There’s no quit, particularly amongst the front three which includes Smith, Mallory Swanson and Trinity Rodman. Together, the trio has accounted for 10 of the team’s 11 goals in this tournament. And perhaps that World Cup disappointment has lent itself to the determination that we’ve seen out of players such as Smith.
The things learned in moments of anguish seemed to have turned into moments of triumph later on. Some of it Smith learned as a kid growing up in Fort Collins, Colorado.
As a high schooler, she would make a three-to-four-hour daily trek to Denver for soccer practice, which often meant doing homework and eating dinner in the car. But even at that age, Smith knew that playing soccer was “what I was meant to do.” Even if it meant missing out on a lot of things that normal high schoolers tend to do.
“I didn’t want to do anything else,” she told “The Journey” in 2022. Her hard work turned into a senior national team call-up by the age of 16, and a national title with Stanford in 2019. She then went on to become the No. 1 overall pick by the Portland Thorns in 2020. By November of that year, she had earned her first international appearance with the USWNT.
Smith wasn’t named to the team’s roster at the Tokyo Olympics, which meant the 2023 World Cup was her first major international tournament. After a standout 2022 that included 11 goals in 17 national team appearances, Smith entered 2023 poised for a breakout tournament at the World Cup. In the team’s first game against Vietnam, she had a brace while also providing an assist in the 3-0 win. But those were her first two goals of the year, and she wouldn’t score again in that tournament.
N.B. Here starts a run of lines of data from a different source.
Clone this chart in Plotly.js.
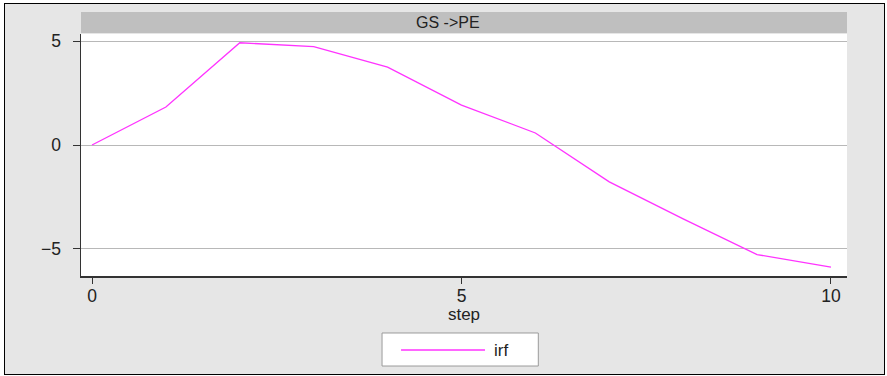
<!DOCTYPE html>
<html>
<head>
<meta charset="utf-8">
<script src="https://cdn.plot.ly/plotly-3.0.1.min.js"></script>
<style>
html,body{margin:0;padding:0;background:#ffffff;}
#frame{position:absolute;left:4px;top:3px;width:879px;height:370px;border:1px solid #000;background:#e6e6e6;}
#chart{width:879px;height:370px;}
</style>
</head>
<body>
<div id="frame"><div id="chart"></div></div>
<script>
// Data
const steps = [0, 1, 2, 3, 4, 5, 6, 7, 8, 9, 10];
const irf = [0, 1.83, 4.92, 4.73, 3.75, 1.92, 0.58, -1.77, -3.55, -5.27, -5.87];
const panelTitle = "GS ->PE";
const seriesName = "irf";
const xTicks = [0, 5, 10];
const yTicks = [-5, 0, 5];

const fontFam = "Liberation Sans, Arial, sans-serif";
const txt = "#222222";

const trace = {
  x: steps, y: irf, type: "scatter", mode: "lines", name: seriesName,
  line: {color: "#ff33ff", width: 1.3}, showlegend: false, hoverinfo: "x+y"
};

const layout = {
  width: 879, height: 370,
  margin: {l: 76, r: 37, t: 30, b: 98},
  paper_bgcolor: "#e6e6e6", plot_bgcolor: "#ffffff",
  font: {family: fontFam, size: 17, color: txt},
  showlegend: false,
  xaxis: {
    range: [-0.149, 10.217], tickvals: xTicks, ticktext: xTicks.map(String),
    showgrid: false, zeroline: false, showline: true, linecolor: "#333333", linewidth: 1.5,
    ticks: "outside", ticklen: 6, tickcolor: "#333333", tickwidth: 1,
    tickfont: {size: 17.5, color: txt}, ticklabelstandoff: -3,
    title: {text: "step", font: {size: 17, color: txt}, standoff: 0}
  },
  yaxis: {
    range: [-6.30, 5.34], tickvals: yTicks, ticktext: ["\u22125", "0", "5"],
    showgrid: true, gridcolor: "#b8b8b8", gridwidth: 1, zeroline: false,
    showline: true, linecolor: "#333333", linewidth: 1.5,
    ticks: "outside", ticklen: 7, tickcolor: "#333333", tickwidth: 1,
    tickfont: {size: 17.5, color: txt}, ticklabelstandoff: 8
  },
  shapes: [
    {type: "rect", xref: "paper", yref: "paper", x0: 0, x1: 1, y0: 1.004, y1: 1.091,
     fillcolor: "#bfbfbf", line: {width: 0}, layer: "below"},
    {type: "rect", xref: "paper", yref: "paper", x0: 0.393, x1: 0.597, y0: -0.372, y1: -0.2355,
     fillcolor: "#ffffff", line: {color: "#9a9a9a", width: 1}},
    {type: "line", xref: "paper", yref: "paper", x0: 0.4178, x1: 0.5274, y0: -0.3058, y1: -0.3058,
     line: {color: "#ff33ff", width: 1.3}}
  ],
  annotations: [
    {text: panelTitle, xref: "paper", yref: "paper", x: 0.479, y: 1.047, xanchor: "center", yanchor: "middle",
     showarrow: false, font: {size: 16, color: txt}},
    {text: seriesName, xref: "paper", yref: "paper", x: 0.5366, y: -0.3058, xanchor: "left", yanchor: "middle",
     showarrow: false, font: {size: 17, color: txt}}
  ]
};

Plotly.newPlot("chart", [trace], layout, {displayModeBar: false, staticPlot: true});
</script>
</body>
</html>
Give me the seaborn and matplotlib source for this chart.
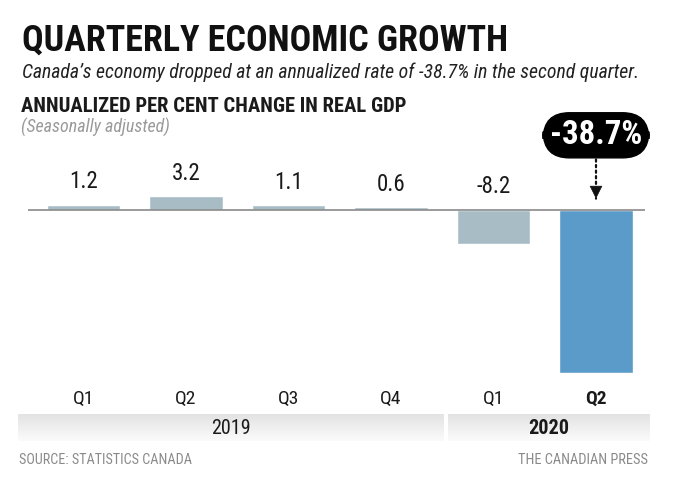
import numpy as np
import pandas as pd
import matplotlib
matplotlib.use("Agg")
import matplotlib.pyplot as plt
import seaborn as sns
from matplotlib import font_manager

years = ["2019", "2019", "2019", "2019", "2020", "2020"]
quarters = ["Q1", "Q2", "Q3", "Q4", "Q1", "Q2"]
growth = [1.2, 3.2, 1.1, 0.6, -8.2, -38.7]
bar_colors = ["#a8bcc6", "#a8bcc6", "#a8bcc6", "#a8bcc6", "#a8bcc6", "#5a9bc9"]
callout = "-38.7%"

W, H = 683, 478


def fy(px):
    return 1 - px / H


def fx(px):
    return px / W


# condensed-ish font if there is one, else Lato
names = {f.name for f in font_manager.fontManager.ttflist}
fams = [n for n in ["Liberation Sans Narrow", "Roboto Condensed", "Open Sans Condensed", "Lato"]
        if n in names] + ["DejaVu Sans"]

sns.set_theme(style="white")
plt.rcParams["font.family"] = fams

df = pd.DataFrame({"year": years, "quarter": quarters, "growth": growth})
df["period"] = df["year"] + " " + df["quarter"]

fig = plt.figure(figsize=(W / 100, H / 100), dpi=100)
fig.patch.set_facecolor("white")

# background bands for the years (gradient)
bg = fig.add_axes([0, 0, 1, 1], zorder=0)
grad = np.linspace(0, 1, 64).reshape(-1, 1)
band_cmap = matplotlib.colors.LinearSegmentedColormap.from_list("band", ["#e3e3e3", "#fbfbfb"])
band_x = {"2019": (18, 444), "2020": (448, 650)}
for yr in sorted(set(years)):
    x0, x1 = band_x[yr]
    bg.imshow(grad, extent=(x0, x1, 441, 414), cmap=band_cmap, aspect="auto", zorder=0)
    bg.text((x0 + x1) / 2, 428, yr, ha="center", va="center", fontsize=14.5,
            color="#1a1a1a", fontweight="bold" if yr == years[-1] else "normal")
bg.set_xlim(0, W)
bg.set_ylim(H, 0)
bg.axis("off")

ax = fig.add_axes([fx(28), fy(373), fx(645) - fx(28), fy(150.5) - fy(373)], zorder=1)
ax.patch.set_alpha(0)
sns.barplot(data=df, x="period", y="growth", hue="period", palette=bar_colors,
            legend=False, width=0.72, saturation=1, errorbar=None, ax=ax, zorder=2)
ax.set_xlim(-0.541, 5.478)
ax.set_ylim(-38.7, 14)
ax.axhline(0, color="#8a8a8a", lw=1.2, zorder=3)
for s in ax.spines.values():
    s.set_visible(False)
ax.set_yticks([])
ax.set_xlabel("")
ax.set_ylabel("")
ax.set_xticks(range(len(quarters)), labels=quarters)
ax.tick_params(axis="x", length=0, pad=12, labelsize=14, labelcolor="#1a1a1a")
ax.get_xticklabels()[-1].set_fontweight("bold")

for i, v in enumerate(growth[:-1]):
    ax.annotate(f"{v}", xy=(i, max(v, 0)), xytext=(0, 8), textcoords="offset points",
                ha="center", va="bottom", fontsize=16.5, color="#1a1a1a")

last = len(growth) - 1
ax.annotate("", xy=(last, 2.6), xytext=(last, 13.2),
            arrowprops=dict(arrowstyle="-", linestyle=(0, (1, 1.5)), color="#111111", lw=1.6,
                            shrinkA=0, shrinkB=0))
ax.annotate("", xy=(last, 2.6), xytext=(last, 5.0),
            arrowprops=dict(arrowstyle="-|>,head_width=0.35,head_length=0.7", color="#111111",
                            lw=0.5, shrinkA=0, shrinkB=0))
box = ax.text(last, 17.6, callout, ha="center", va="center", fontsize=20, fontweight="bold",
              color="white", clip_on=False,
              bbox=dict(boxstyle="round,pad=0.2,rounding_size=0.8", fc="black", ec="black"))

# titles
texts = [
    (fig.text(fx(22), fy(51), "QUARTERLY ECONOMIC GROWTH", fontsize=23, fontweight="bold",
              color="#111111", va="baseline"), 488),
    (fig.text(fx(22), fy(78.3),
              "Canada\u2019s economy dropped at an annualized rate of -38.7% in the second quarter.",
              fontsize=12.5, style="italic", color="#222222", va="baseline"), 618),
    (fig.text(fx(21), fy(111.7), "ANNUALIZED PER CENT CHANGE IN REAL GDP", fontsize=13.2,
              fontweight="bold", color="#1a1a1a", va="baseline"), 387),
    (fig.text(fx(21), fy(133), "(Seasonally adjusted)", fontsize=11, style="italic",
              color="#9a9a9a", va="baseline"), 149),
    (fig.text(fx(19), fy(464.5), "SOURCE: STATISTICS CANADA", fontsize=9.5, color="#8a8a8a",
              va="baseline"), 173),
    (fig.text(fx(648), fy(464.5), "THE CANADIAN PRESS", fontsize=9.5, color="#8a8a8a",
              va="baseline", ha="right"), 130),
    (box, 92),
]

# shrink/grow text so it spans the same width as in the original
fig.canvas.draw()
r = fig.canvas.get_renderer()
for t, target in texts:
    w = t.get_window_extent(r).width
    t.set_fontsize(t.get_fontsize() * target / w)

fig.savefig("out.png", dpi=100)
Following the disappointing World Cup, Smith didn’t score again until December. She finished the year with just three goals, and looked to be lacking a bit of the same confidence that she’d carried with her a year prior. But she entered 2024 looking like a different player. She got her first three goals of the year against Canada, scoring in the W Gold Cup and the SheBelieves Cup to begin the year. Smith entered the Olympics with four goals.
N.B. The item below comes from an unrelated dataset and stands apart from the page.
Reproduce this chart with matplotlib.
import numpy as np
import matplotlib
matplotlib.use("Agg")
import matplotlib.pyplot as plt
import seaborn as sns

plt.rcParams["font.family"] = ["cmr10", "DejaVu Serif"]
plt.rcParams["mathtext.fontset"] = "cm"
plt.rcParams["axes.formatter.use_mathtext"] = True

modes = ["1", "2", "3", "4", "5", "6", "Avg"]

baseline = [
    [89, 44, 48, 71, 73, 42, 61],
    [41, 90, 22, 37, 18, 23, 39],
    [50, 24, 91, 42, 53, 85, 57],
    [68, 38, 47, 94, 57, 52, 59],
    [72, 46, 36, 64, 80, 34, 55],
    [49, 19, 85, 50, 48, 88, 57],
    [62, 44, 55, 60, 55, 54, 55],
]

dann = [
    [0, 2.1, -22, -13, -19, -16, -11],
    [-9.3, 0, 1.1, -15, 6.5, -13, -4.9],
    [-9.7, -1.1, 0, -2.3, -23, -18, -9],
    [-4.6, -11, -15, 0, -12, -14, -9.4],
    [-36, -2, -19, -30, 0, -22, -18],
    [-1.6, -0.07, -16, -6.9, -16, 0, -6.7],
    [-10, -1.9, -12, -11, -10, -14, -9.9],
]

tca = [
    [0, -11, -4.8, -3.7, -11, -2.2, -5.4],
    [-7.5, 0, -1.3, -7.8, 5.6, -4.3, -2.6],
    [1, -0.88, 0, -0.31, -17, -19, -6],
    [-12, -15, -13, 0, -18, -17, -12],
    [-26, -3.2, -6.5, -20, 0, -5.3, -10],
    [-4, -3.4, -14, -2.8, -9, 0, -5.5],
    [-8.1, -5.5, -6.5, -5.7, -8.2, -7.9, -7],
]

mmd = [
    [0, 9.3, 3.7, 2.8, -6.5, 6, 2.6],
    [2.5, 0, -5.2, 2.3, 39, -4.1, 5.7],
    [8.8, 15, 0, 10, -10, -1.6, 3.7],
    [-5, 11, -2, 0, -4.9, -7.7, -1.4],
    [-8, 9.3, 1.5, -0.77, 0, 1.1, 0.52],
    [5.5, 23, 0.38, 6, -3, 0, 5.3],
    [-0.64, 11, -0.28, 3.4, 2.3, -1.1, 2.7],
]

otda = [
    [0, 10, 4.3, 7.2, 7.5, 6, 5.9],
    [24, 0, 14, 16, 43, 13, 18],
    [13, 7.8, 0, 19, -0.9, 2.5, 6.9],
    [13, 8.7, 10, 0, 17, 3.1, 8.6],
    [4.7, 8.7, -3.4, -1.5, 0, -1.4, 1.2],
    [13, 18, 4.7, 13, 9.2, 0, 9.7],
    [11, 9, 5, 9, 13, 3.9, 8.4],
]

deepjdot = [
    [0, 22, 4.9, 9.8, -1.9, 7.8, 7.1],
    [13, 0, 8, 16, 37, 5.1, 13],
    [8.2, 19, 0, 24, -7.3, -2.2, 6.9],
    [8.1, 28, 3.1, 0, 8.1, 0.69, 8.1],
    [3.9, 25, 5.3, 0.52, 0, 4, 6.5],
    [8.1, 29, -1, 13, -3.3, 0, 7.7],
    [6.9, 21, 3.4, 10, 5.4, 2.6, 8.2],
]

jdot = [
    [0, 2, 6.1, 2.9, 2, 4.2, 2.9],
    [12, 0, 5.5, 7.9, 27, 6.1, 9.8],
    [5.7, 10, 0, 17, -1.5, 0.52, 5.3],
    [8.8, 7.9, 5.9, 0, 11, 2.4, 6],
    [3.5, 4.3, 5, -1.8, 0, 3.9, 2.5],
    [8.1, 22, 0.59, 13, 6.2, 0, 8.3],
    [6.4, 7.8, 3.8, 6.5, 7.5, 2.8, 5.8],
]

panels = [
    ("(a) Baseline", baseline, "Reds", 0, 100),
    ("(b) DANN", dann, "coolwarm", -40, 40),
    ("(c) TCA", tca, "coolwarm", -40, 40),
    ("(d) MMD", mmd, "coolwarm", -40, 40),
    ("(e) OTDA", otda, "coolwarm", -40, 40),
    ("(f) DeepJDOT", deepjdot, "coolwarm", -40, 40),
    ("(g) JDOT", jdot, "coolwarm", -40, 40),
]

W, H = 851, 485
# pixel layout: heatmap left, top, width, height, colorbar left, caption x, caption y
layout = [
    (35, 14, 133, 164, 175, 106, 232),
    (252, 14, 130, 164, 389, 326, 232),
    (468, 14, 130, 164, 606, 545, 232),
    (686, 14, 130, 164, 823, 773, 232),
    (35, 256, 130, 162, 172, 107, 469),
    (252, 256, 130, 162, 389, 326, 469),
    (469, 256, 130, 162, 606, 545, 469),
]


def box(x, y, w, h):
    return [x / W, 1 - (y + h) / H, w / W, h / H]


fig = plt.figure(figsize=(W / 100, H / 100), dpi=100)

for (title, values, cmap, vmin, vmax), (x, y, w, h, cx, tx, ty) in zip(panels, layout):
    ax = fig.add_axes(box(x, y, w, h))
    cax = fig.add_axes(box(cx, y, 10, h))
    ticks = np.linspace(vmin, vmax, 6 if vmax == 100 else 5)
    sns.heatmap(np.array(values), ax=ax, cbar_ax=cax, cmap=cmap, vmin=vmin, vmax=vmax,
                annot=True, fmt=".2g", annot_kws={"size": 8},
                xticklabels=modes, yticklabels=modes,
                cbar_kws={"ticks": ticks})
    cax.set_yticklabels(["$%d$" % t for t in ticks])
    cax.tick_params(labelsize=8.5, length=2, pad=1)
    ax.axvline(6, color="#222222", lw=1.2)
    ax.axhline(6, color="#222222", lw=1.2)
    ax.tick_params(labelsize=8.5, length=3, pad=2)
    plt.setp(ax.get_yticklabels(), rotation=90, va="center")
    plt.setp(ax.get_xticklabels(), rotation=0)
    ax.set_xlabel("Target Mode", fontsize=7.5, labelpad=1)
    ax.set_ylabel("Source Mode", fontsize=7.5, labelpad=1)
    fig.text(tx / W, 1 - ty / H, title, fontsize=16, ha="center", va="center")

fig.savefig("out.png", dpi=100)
"A lot of us individually have our own lessons, as a team we have lessons that we took from it," she told ESPN’s Futbol Americas, referring to the 2023 World Cup disappointment. “But me personally, I moved on from that. It's part of life. It's part of being an athlete and it was a great experience to feel those feelings look back but you don't want to feel that again and I think now it's just about looking forward. We have the Olympics coming up and not dwelling too much on the past."
So far at the Olympics, Smith has proven that the past is in the past.
And while Tuesday’s match may have come in the shadow of a bigger narrative, Smith’s game-winning goal was pure instinct.
“I don’t remember anything that just happened,” Smith told NBC after the match. “I just saw an open net in front of me and knew that I had to step up in a big moment. I feel I had to do that for this team, we’ve been working so hard and I found a way to put it away.”
Of course, the earliest exit in USWNT history at the World Cup has still been on the minds of players, particularly as a young group has continued to forge its identity.
“It means absolutely everything,” Smith said of making the Olympic final, the first for the USWNT since London 2012. “We had a hard year last year. Things didn’t go how we wanted to at all [in the World Cup]. We knew we were better than that, we know we have so much potential in this group. We’re a young group but we can be so good and we showed that and we’ve been showing that every single game.”
According to Smith, the team entered the tournament with a chip on its shoulder. And they’ve continued to chip away as the Olympics have progressed, showing the world they are true contenders. They just look a little different than years past.
Smith, for her part, has shown that she’s still the threat for opposing defenses. And she's particularly motivated to perform against Brazil in Saturday's in the Gold Medal match.
Why? Because it’s her birthday. And what better way to celebrate than with a gold medal?